The lessons learned from 1MDB and what more for reforms? How has 1MDB changed Malaysia?
I have to be careful with my remarks as there are on-going court cases. To put it broadly, this is not solely a Malaysian affair. The 1MDB episode not only puts a spotlight on Malaysia but the existing practices in other financial institutions in other countries as well.
One can even say that Malaysia was a victim because the other banking institutions involved also did not implement the necessary controls to mitigate the risks of them being used as a conduit to launder money.
We should never allow another 1MDB to happen again. Internationally, Malaysia is a member of the Financial Action Taskforce (FATF), an inter-governmental body that sets standards to ensure that countries have effective AML/CFT framework and practices.

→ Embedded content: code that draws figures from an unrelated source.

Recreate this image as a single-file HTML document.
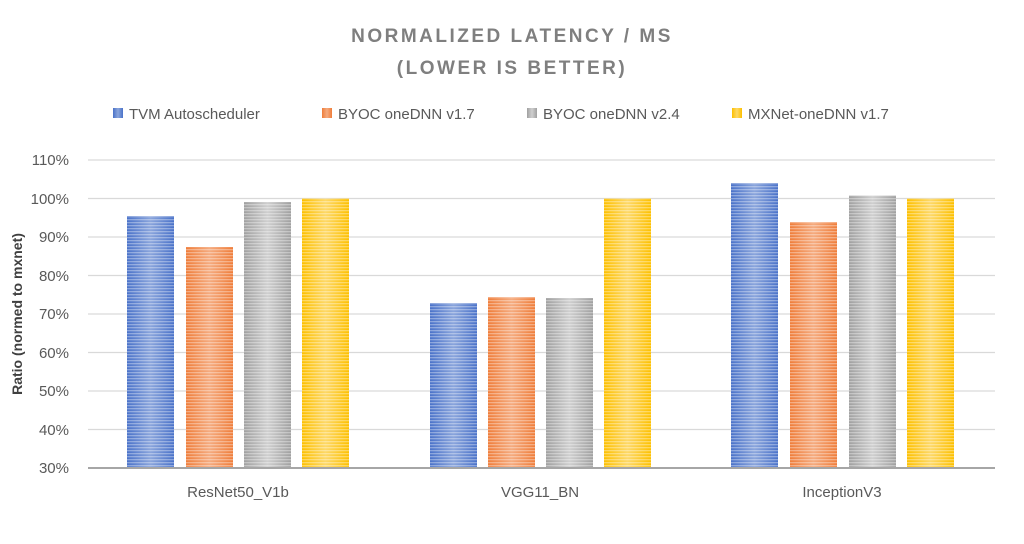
<!DOCTYPE html>
<html><head><style>
body{margin:0;background:#fff;}
svg text{font-family:"Liberation Sans",sans-serif;}
</style></head><body>
<svg width="1024" height="539" xmlns="http://www.w3.org/2000/svg">
<defs>
<pattern id="st" width="4" height="3" patternUnits="userSpaceOnUse"><rect width="4" height="1.3" fill="#fff" opacity="0.35"/></pattern>
<linearGradient id="gb" x1="0" x2="1"><stop offset="0" stop-color="#4a72c9"/><stop offset=".5" stop-color="#8aa5dc"/><stop offset="1" stop-color="#4a72c9"/></linearGradient>
<linearGradient id="go" x1="0" x2="1"><stop offset="0" stop-color="#ef7d3a"/><stop offset=".5" stop-color="#f5ab7f"/><stop offset="1" stop-color="#ef7d3a"/></linearGradient>
<linearGradient id="gg" x1="0" x2="1"><stop offset="0" stop-color="#a0a0a0"/><stop offset=".5" stop-color="#cfcfcf"/><stop offset="1" stop-color="#a0a0a0"/></linearGradient>
<linearGradient id="gy" x1="0" x2="1"><stop offset="0" stop-color="#fdc000"/><stop offset=".5" stop-color="#fdd867"/><stop offset="1" stop-color="#fdc000"/></linearGradient>
</defs>
<text x="512" y="42" text-anchor="middle" font-size="19" font-weight="bold" fill="#7f7f7f" letter-spacing="2.5">NORMALIZED LATENCY / MS</text>
<text x="512" y="74" text-anchor="middle" font-size="19" font-weight="bold" fill="#7f7f7f" letter-spacing="2.5">(LOWER IS BETTER)</text>
<g font-size="15" fill="#595959">
<rect x="113" y="108" width="10" height="10" fill="url(#gb)"/><text x="129" y="119">TVM Autoscheduler</text>
<rect x="322" y="108" width="10" height="10" fill="url(#go)"/><text x="338" y="119">BYOC oneDNN v1.7</text>
<rect x="527" y="108" width="10" height="10" fill="url(#gg)"/><text x="543" y="119">BYOC oneDNN v2.4</text>
<rect x="732" y="108" width="10" height="10" fill="url(#gy)"/><text x="748" y="119">MXNet-oneDNN v1.7</text>
</g>
<g stroke="#d9d9d9" stroke-width="1.2">
<line x1="88" x2="995" y1="160" y2="160"/><line x1="88" x2="995" y1="198.5" y2="198.5"/>
<line x1="88" x2="995" y1="237" y2="237"/><line x1="88" x2="995" y1="275.5" y2="275.5"/>
<line x1="88" x2="995" y1="314" y2="314"/><line x1="88" x2="995" y1="352.5" y2="352.5"/>
<line x1="88" x2="995" y1="391" y2="391"/><line x1="88" x2="995" y1="429.5" y2="429.5"/>
</g>
<g font-size="15" fill="#595959" text-anchor="end">
<text x="69" y="165">110%</text><text x="69" y="204">100%</text><text x="69" y="242">90%</text>
<text x="69" y="281">80%</text><text x="69" y="319">70%</text><text x="69" y="358">60%</text>
<text x="69" y="396">50%</text><text x="69" y="435">40%</text><text x="69" y="473">30%</text>
</g>
<text transform="translate(22,314) rotate(-90)" text-anchor="middle" font-size="14" font-weight="bold" fill="#404040">Ratio (normed to mxnet)</text>
<g>
<rect x="127" y="216" width="47" height="252" fill="url(#gb)"/><rect x="186" y="247" width="47" height="221" fill="url(#go)"/>
<rect x="244" y="202" width="47" height="266" fill="url(#gg)"/><rect x="302" y="198.5" width="47" height="269.5" fill="url(#gy)"/>
<rect x="430" y="303" width="47" height="165" fill="url(#gb)"/><rect x="488" y="297" width="47" height="171" fill="url(#go)"/>
<rect x="546" y="298" width="47" height="170" fill="url(#gg)"/><rect x="604" y="198.5" width="47" height="269.5" fill="url(#gy)"/>
<rect x="731" y="183" width="47" height="285" fill="url(#gb)"/><rect x="790" y="222" width="47" height="246" fill="url(#go)"/>
<rect x="849" y="195.5" width="47" height="272.5" fill="url(#gg)"/><rect x="907" y="198.5" width="47" height="269.5" fill="url(#gy)"/>
</g>
<g fill="url(#st)">
<rect x="127" y="216" width="47" height="252"/><rect x="186" y="247" width="47" height="221"/>
<rect x="244" y="202" width="47" height="266"/><rect x="302" y="198.5" width="47" height="269.5"/>
<rect x="430" y="303" width="47" height="165"/><rect x="488" y="297" width="47" height="171"/>
<rect x="546" y="298" width="47" height="170"/><rect x="604" y="198.5" width="47" height="269.5"/>
<rect x="731" y="183" width="47" height="285"/><rect x="790" y="222" width="47" height="246"/>
<rect x="849" y="195.5" width="47" height="272.5"/><rect x="907" y="198.5" width="47" height="269.5"/>
</g>
<line x1="88" x2="995" y1="468" y2="468" stroke="#a6a6a6" stroke-width="2"/>
<g font-size="15" fill="#595959" text-anchor="middle">
<text x="238" y="497">ResNet50_V1b</text><text x="540" y="497">VGG11_BN</text><text x="842" y="497">InceptionV3</text>
</g>
</svg>
</body></html>
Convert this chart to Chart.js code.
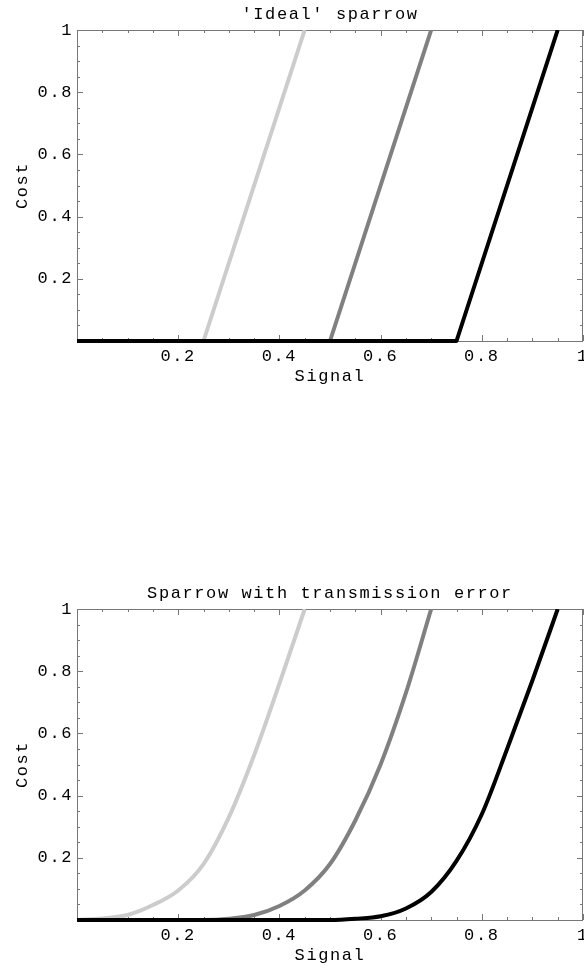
<!DOCTYPE html>
<html lang="en">
<head>
    <meta charset="UTF-8">
    <title>Sparrow signal cost</title>
    <style>
        body { background: #fff; margin: 0; width: 584px; height: 968px; overflow: hidden; }
        .panel { position: absolute; left: 0; width: 584px; height: 389px; }
        #topPanel { top: 0; }
        #bottomPanel { top: 579px; }
    </style>
</head>
<body>
    <div class="panel" id="topPanel"><canvas id="idealChart" width="584" height="389"></canvas></div>
    <div class="panel" id="bottomPanel"><canvas id="errorChart" width="584" height="389"></canvas></div>

    <script src="https://cdn.jsdelivr.net/npm/chart.js"></script>
    <script>
        // 'Ideal' sparrow: three thresholds, straight ramps
        const idealLightX = [0, 0.25, 0.45];
        const idealLightY = [0, 0, 1];
        const idealGrayX = [0, 0.5, 0.7];
        const idealGrayY = [0, 0, 1];
        const idealBlackX = [0, 0.75, 0.95];
        const idealBlackY = [0, 0, 1];

        // Sparrow with transmission error: smoothed curves
        const errLightX = [0, 0.05, 0.1, 0.15, 0.2, 0.25, 0.3, 0.35, 0.4, 0.45];
        const errLightY = [0, 0.005, 0.016, 0.048, 0.095, 0.18, 0.33, 0.53, 0.76, 1];
        const errGrayX = [0, 0.25, 0.3, 0.35, 0.4, 0.45, 0.5, 0.55, 0.6, 0.65, 0.7];
        const errGrayY = [0, 0, 0.004, 0.016, 0.045, 0.095, 0.18, 0.32, 0.5, 0.73, 1];
        const errBlackX = [0, 0.5, 0.55, 0.6, 0.65, 0.7, 0.75, 0.8, 0.85, 0.9, 0.95];
        const errBlackY = [0, 0, 0.004, 0.012, 0.037, 0.09, 0.19, 0.34, 0.55, 0.77, 1];

        const tickLabels = [0.2, 0.4, 0.6, 0.8, 1];

        const FONT = "'Liberation Mono', 'Courier New', monospace";
        Chart.defaults.color = "#000";
        Chart.defaults.font.family = FONT;
        Chart.defaults.font.size = 17;

        function pts(xs, ys) {
            return xs.map((x, i) => ({ x: x, y: ys[i] }));
        }

        function line(xs, ys, color, smooth) {
            return {
                data: pts(xs, ys),
                borderColor: color,
                borderWidth: 4,
                pointRadius: 0,
                fill: false,
                cubicInterpolationMode: smooth ? "monotone" : "default",
                tension: 0,
                borderJoinStyle: "round",
                clip: { left: 0, top: 0, right: 0, bottom: 3 }
            };
        }

        // wide courier-like spacing for all text
        const spacingPlugin = {
            id: "spacing",
            beforeDraw(chart) { chart.ctx.letterSpacing = "1.6px"; }
        };

        // Mathematica-style frame with inward ticks on all four sides
        const framePlugin = {
            id: "frame",
            beforeDatasetsDraw(chart) {
                const { ctx, chartArea: a, scales } = chart;
                ctx.save();
                ctx.strokeStyle = "#777";
                ctx.lineWidth = 1;
                ctx.strokeRect(a.left + 0.5, a.top + 0.5, a.right - a.left - 1, a.bottom - a.top);
                ctx.beginPath();
                for (let i = 0; i <= 20; i++) {
                    const len = i % 4 === 0 ? 6 : 3;
                    const px = Math.round(scales.x.getPixelForValue(i * 0.05)) + 0.5;
                    const py = Math.round(scales.y.getPixelForValue(i * 0.05)) + 0.5;
                    ctx.moveTo(px, a.bottom); ctx.lineTo(px, a.bottom - len);
                    ctx.moveTo(px, a.top); ctx.lineTo(px, a.top + len);
                    ctx.moveTo(a.left, py); ctx.lineTo(a.left + len, py);
                    ctx.moveTo(a.right, py); ctx.lineTo(a.right - len, py);
                }
                ctx.stroke();
                ctx.restore();
            }
        };

        function makeChart(id, title, datasets) {
            new Chart(document.getElementById(id), {
                type: "line",
                data: { datasets: datasets },
                options: {
                    responsive: false,
                    animation: false,
                    layout: { padding: { left: 0, right: 1, top: 0, bottom: 0 } },
                    plugins: {
                        legend: { display: false },
                        tooltip: { enabled: false },
                        title: {
                            display: true,
                            fullSize: false,
                            text: title,
                            color: "#000",
                            font: { family: FONT, size: 17, weight: "normal" },
                            padding: { top: 4.5, bottom: 5.1 }
                        }
                    },
                    scales: {
                        x: {
                            type: "linear",
                            min: 0, max: 1,
                            grid: { display: false, drawTicks: false },
                            border: { display: false },
                            afterBuildTicks: s => { s.ticks = tickLabels.map(v => ({ value: v })); },
                            ticks: { padding: 5, maxRotation: 0, callback: v => String(v) },
                            title: { display: true, text: "Signal", padding: { top: 0, bottom: 2 } },
                            afterFit: s => { s.height = 48; s.paddingLeft = 0; s.paddingRight = 0; }
                        },
                        y: {
                            type: "linear",
                            min: 0, max: 1,
                            grid: { display: false, drawTicks: false },
                            border: { display: false },
                            afterBuildTicks: s => { s.ticks = tickLabels.map(v => ({ value: v })); },
                            ticks: { padding: 4, callback: v => String(v) },
                            title: { display: true, text: "Cost", padding: { top: 12, bottom: 0 } },
                            afterFit: s => { s.width = 77; s.paddingTop = 0; s.paddingBottom = 0; }
                        }
                    }
                },
                plugins: [spacingPlugin, framePlugin]
            });
        }

        makeChart("idealChart", "'Ideal' sparrow", [
            line(idealBlackX, idealBlackY, "#000", false),
            line(idealGrayX, idealGrayY, "#808080", false),
            line(idealLightX, idealLightY, "#cccccc", false)
        ]);

        makeChart("errorChart", "Sparrow with transmission error", [
            line(errBlackX, errBlackY, "#000", true),
            line(errGrayX, errGrayY, "#808080", true),
            line(errLightX, errLightY, "#cccccc", true)
        ]);
    </script>
</body>
</html>
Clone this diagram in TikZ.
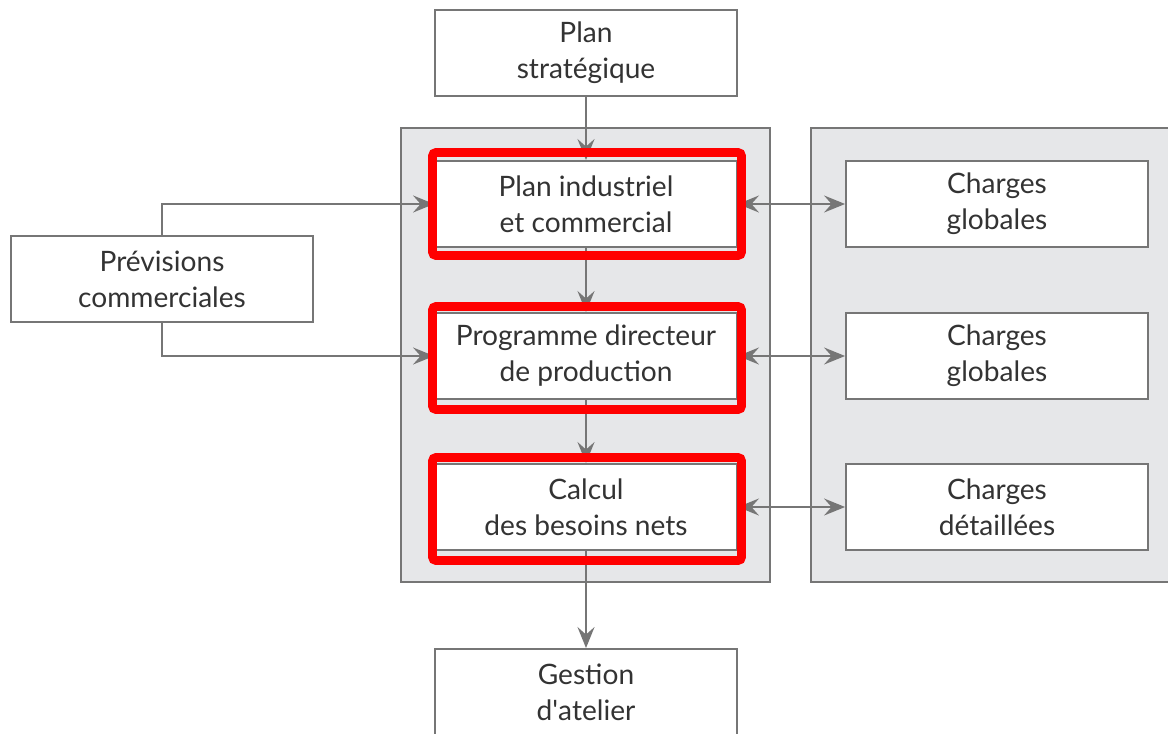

Malaysia was assessed in 2015 by the FATF.
One of the key areas identified for improvement is the area of investigation and prosecution of high risk crimes such as corruption, smuggling and drug trafficking. We need to do more on this front.
At home, the Bank is supportive of the critical institutional reforms that are being carried out now following the 1MDB incident.
The Malaysian Anti-Corruption Commission (MACC) is now pursuing greater number of investigations and the setting up of the National Centre for Governance, Integrity and Anti-Corruption (GIACC) reinforces the government’s commitment to strengthening governance and combat corruption.
In addition, the government is also establishing the National Anti-Financial Crime Commission to ensure greater coordination amongst other agencies in the investigation of financial crimes.
There is also a Cabinet committee on Corruption. The Bank is taking steps to strengthen our commitment to financial integrity.
I have announced in March that the Bank will be releasing a public consultation paper to solicit feedback on the possibility of implementing a Cash Transaction Limit.
We are targeting to release the paper by the third quarter.
These institutional reforms are important and we must see them through.